▶ **PROBLEM TO SOLVE**: Review the material line by line. Identify and copy every line that contains the string "diagram".

▶ **SUPPLIED ENTRIES**:
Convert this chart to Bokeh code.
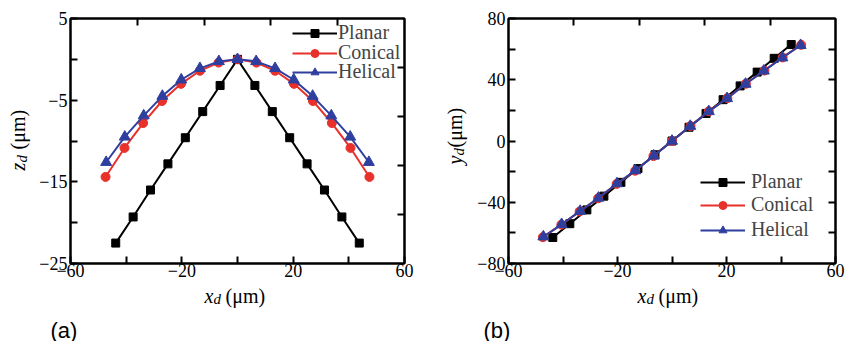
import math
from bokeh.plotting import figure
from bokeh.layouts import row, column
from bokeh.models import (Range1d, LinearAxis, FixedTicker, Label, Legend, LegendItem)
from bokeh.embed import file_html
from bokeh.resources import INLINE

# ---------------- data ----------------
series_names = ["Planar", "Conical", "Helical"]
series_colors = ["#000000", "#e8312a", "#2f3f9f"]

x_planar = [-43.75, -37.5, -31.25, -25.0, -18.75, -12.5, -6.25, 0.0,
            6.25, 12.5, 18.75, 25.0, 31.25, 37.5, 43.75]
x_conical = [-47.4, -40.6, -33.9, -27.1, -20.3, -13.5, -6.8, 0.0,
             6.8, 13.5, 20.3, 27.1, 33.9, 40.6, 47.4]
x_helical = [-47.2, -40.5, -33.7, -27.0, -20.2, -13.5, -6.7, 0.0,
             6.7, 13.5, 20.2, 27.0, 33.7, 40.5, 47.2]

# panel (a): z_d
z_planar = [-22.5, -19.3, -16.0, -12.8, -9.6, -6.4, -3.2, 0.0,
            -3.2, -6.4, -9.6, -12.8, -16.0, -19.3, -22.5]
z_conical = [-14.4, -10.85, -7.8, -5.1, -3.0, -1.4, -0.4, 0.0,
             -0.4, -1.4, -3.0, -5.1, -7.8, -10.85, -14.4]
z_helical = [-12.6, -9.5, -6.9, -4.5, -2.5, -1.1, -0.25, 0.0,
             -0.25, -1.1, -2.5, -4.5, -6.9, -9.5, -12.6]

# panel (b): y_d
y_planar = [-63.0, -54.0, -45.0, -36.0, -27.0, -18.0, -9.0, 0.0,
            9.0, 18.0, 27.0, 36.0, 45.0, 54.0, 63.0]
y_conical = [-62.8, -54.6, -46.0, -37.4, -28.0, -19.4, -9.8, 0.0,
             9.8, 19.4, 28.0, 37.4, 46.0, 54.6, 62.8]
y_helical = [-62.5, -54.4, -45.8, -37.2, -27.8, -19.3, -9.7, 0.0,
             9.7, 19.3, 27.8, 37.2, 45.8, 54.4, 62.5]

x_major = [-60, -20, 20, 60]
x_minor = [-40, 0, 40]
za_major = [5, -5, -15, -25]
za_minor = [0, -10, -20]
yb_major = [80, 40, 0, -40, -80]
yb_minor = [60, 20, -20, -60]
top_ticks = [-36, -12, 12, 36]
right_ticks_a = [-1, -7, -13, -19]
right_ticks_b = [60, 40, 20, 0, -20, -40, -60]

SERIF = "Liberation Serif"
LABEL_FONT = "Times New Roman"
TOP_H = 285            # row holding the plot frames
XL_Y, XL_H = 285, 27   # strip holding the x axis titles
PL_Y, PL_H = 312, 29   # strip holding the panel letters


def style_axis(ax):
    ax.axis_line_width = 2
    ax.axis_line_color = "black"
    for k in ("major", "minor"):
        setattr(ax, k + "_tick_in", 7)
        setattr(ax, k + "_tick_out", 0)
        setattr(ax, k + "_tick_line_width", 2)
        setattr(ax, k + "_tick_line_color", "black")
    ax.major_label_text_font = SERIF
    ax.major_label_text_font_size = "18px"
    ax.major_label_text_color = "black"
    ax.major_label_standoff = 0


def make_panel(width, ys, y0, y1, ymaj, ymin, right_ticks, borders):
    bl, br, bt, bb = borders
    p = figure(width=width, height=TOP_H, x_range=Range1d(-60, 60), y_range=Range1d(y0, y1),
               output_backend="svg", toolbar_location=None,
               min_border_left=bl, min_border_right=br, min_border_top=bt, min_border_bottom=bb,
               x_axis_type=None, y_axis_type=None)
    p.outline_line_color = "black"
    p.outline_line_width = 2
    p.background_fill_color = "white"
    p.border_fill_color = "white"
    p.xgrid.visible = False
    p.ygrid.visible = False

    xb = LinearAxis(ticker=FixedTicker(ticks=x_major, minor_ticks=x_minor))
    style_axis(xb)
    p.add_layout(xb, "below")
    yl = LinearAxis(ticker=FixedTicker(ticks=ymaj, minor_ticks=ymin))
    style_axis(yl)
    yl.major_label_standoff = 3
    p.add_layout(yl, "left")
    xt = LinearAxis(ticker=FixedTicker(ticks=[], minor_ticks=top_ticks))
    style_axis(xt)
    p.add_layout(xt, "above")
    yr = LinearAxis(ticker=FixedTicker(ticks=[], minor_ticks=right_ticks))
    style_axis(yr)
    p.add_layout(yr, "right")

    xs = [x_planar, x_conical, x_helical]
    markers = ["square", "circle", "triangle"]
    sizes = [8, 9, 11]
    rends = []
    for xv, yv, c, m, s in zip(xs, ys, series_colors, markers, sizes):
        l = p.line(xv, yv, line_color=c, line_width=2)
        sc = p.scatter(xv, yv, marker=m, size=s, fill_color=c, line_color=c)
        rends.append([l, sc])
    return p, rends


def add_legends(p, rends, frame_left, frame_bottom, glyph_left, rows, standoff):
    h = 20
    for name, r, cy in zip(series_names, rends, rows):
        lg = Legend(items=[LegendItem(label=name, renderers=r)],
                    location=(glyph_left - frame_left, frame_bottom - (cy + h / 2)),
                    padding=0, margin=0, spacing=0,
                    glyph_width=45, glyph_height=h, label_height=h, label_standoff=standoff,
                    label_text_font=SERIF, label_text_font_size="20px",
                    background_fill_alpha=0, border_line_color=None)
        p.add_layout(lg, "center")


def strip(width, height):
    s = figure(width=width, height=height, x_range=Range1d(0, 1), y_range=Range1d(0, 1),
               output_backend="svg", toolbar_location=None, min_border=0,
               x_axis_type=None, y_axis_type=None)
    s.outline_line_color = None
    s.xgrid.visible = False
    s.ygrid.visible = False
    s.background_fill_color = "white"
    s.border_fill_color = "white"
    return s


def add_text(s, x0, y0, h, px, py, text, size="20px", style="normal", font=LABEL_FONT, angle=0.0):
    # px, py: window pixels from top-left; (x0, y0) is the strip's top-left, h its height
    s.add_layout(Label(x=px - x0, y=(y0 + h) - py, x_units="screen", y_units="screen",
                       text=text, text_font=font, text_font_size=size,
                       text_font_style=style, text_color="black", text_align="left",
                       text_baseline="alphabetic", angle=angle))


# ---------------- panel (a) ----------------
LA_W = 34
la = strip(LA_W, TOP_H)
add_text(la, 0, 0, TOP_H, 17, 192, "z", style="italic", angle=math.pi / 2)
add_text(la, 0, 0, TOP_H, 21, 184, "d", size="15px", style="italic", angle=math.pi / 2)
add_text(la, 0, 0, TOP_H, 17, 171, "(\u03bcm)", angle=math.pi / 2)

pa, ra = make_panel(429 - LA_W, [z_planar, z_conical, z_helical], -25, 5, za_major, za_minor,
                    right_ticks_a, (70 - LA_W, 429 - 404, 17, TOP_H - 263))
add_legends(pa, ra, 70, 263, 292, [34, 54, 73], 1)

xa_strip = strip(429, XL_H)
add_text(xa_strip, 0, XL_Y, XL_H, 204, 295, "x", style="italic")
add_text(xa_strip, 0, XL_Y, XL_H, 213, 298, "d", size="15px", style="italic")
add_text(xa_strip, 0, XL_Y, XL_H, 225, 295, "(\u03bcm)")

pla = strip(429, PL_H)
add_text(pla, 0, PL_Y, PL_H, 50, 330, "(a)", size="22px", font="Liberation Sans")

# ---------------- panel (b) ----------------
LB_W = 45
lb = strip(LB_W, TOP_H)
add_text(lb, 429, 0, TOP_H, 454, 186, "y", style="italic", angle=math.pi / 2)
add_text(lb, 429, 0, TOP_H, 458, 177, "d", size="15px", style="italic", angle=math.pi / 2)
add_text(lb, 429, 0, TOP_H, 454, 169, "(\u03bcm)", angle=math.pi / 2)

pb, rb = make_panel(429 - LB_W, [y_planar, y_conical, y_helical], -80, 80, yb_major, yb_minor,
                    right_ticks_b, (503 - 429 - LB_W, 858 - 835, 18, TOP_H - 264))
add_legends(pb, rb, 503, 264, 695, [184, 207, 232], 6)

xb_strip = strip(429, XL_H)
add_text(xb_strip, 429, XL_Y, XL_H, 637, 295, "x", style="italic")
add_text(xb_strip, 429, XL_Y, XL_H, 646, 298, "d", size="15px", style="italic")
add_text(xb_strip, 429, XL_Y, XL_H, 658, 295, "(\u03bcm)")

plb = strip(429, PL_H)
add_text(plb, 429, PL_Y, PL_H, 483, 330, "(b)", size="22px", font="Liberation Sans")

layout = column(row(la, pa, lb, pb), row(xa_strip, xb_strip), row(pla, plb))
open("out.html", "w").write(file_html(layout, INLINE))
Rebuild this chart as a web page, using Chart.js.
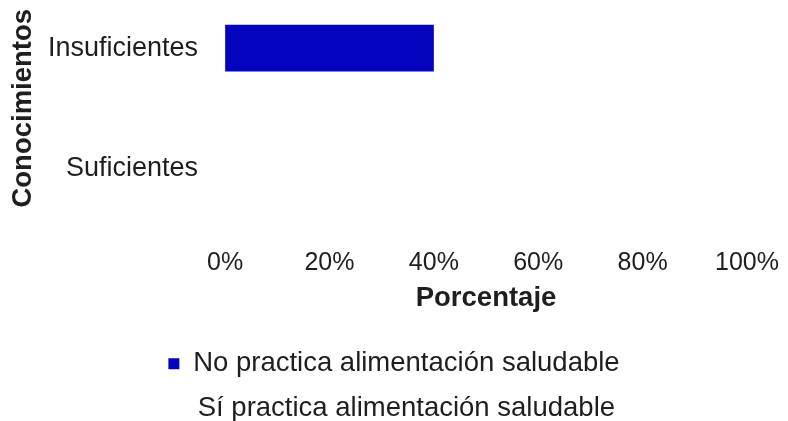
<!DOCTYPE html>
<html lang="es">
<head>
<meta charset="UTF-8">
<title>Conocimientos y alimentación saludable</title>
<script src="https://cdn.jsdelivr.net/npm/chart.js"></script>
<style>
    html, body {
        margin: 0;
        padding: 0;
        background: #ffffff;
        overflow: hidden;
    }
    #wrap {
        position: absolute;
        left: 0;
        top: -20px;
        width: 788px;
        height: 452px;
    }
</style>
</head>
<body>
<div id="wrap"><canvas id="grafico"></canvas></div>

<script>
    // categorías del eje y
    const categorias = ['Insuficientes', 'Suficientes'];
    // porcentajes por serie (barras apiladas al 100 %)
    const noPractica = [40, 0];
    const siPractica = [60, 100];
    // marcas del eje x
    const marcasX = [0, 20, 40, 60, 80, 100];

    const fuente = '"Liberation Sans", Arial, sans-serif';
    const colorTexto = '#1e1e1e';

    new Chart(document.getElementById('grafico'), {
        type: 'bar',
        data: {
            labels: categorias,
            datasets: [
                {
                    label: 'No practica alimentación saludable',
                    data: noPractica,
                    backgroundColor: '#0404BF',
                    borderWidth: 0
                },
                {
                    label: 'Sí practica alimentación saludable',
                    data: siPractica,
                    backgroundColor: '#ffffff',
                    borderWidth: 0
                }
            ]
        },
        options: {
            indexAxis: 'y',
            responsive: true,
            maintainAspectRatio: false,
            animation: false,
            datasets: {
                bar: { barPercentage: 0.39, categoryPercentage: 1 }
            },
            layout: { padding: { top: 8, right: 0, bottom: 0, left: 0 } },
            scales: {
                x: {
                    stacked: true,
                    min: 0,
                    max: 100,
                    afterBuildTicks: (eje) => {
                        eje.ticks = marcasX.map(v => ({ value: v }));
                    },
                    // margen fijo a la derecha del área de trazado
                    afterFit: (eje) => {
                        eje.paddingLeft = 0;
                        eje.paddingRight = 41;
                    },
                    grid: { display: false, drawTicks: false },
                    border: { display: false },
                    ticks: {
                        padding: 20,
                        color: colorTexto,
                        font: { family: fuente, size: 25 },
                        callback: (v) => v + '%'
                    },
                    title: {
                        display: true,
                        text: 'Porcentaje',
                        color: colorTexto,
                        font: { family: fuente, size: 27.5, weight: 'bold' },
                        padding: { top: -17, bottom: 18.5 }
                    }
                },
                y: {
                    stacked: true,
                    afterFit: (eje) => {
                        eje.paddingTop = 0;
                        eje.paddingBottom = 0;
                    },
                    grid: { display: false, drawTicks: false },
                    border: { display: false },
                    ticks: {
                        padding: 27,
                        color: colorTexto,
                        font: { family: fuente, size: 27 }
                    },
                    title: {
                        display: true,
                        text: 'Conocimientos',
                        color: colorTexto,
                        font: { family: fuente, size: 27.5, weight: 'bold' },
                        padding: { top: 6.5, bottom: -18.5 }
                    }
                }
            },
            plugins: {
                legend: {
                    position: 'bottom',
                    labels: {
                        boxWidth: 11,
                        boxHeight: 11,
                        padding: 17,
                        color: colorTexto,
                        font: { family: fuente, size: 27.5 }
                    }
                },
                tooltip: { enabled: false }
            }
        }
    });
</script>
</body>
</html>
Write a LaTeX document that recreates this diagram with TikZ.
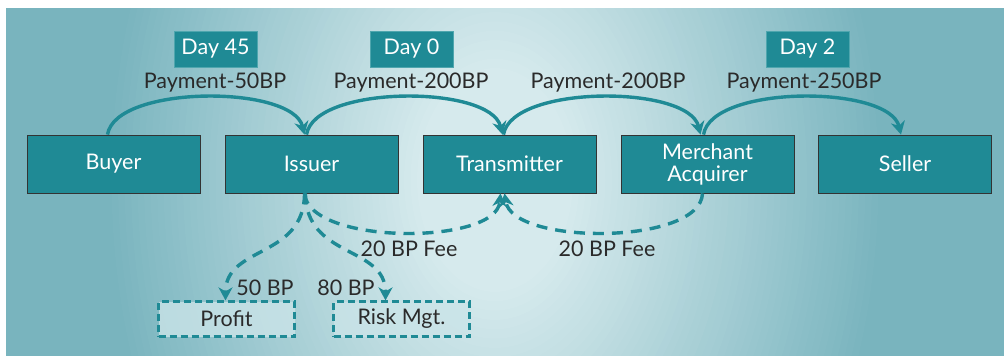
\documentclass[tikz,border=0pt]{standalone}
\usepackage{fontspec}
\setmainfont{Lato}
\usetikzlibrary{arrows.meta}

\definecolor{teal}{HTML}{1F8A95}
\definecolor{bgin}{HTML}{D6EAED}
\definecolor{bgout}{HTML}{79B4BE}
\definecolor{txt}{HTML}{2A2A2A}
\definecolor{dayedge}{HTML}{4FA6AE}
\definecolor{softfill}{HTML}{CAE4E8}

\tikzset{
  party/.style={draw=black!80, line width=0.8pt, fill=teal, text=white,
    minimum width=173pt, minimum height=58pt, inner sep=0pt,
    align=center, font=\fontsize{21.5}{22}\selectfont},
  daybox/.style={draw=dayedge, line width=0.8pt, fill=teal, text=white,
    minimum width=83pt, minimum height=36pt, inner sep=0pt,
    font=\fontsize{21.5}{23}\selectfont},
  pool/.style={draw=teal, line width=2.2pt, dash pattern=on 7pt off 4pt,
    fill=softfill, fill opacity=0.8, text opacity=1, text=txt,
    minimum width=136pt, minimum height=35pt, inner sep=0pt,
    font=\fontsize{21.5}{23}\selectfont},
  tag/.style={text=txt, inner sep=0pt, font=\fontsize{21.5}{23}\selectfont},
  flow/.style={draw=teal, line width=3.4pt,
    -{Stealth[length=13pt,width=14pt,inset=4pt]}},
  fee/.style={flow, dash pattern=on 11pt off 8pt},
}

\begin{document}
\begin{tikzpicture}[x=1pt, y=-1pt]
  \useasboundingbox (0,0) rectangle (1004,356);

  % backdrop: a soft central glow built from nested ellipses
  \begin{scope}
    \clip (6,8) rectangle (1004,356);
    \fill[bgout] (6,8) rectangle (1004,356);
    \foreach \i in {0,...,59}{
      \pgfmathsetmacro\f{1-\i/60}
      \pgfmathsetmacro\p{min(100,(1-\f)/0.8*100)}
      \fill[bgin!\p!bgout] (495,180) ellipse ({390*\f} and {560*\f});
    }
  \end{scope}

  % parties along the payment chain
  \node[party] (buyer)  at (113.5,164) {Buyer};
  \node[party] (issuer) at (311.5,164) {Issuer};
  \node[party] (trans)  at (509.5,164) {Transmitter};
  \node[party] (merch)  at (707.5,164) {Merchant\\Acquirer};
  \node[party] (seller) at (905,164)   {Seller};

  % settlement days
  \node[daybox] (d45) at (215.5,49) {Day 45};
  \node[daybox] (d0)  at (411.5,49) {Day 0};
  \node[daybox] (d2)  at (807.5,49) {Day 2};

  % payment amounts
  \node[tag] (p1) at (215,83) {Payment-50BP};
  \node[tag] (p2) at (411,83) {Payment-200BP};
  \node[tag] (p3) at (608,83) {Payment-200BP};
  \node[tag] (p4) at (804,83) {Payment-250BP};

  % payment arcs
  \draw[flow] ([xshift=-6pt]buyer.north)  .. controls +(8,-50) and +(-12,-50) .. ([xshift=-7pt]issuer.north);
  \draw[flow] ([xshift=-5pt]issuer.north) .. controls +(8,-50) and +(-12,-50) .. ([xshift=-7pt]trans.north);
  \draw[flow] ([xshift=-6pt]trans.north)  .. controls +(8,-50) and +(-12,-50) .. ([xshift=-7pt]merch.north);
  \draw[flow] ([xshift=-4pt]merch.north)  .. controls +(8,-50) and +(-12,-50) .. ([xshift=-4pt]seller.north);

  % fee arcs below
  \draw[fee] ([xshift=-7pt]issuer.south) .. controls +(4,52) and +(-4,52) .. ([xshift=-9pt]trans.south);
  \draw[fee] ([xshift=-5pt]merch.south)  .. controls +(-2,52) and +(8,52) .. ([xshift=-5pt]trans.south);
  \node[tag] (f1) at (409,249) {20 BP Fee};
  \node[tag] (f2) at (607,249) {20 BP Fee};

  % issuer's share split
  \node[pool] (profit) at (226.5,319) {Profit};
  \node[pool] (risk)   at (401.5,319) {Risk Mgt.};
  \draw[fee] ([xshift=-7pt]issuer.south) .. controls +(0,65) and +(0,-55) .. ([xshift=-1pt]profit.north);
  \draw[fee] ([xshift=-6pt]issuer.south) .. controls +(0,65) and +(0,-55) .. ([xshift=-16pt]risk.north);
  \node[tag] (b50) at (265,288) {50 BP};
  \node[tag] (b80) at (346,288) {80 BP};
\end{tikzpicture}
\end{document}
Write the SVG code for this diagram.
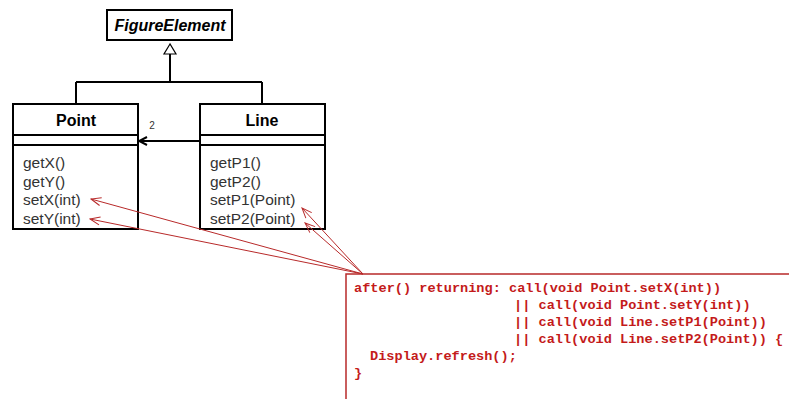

▶ **FULL RESPONSE**:
Write a LaTeX document that recreates this diagram with TikZ.
Write the SVG code for this diagram.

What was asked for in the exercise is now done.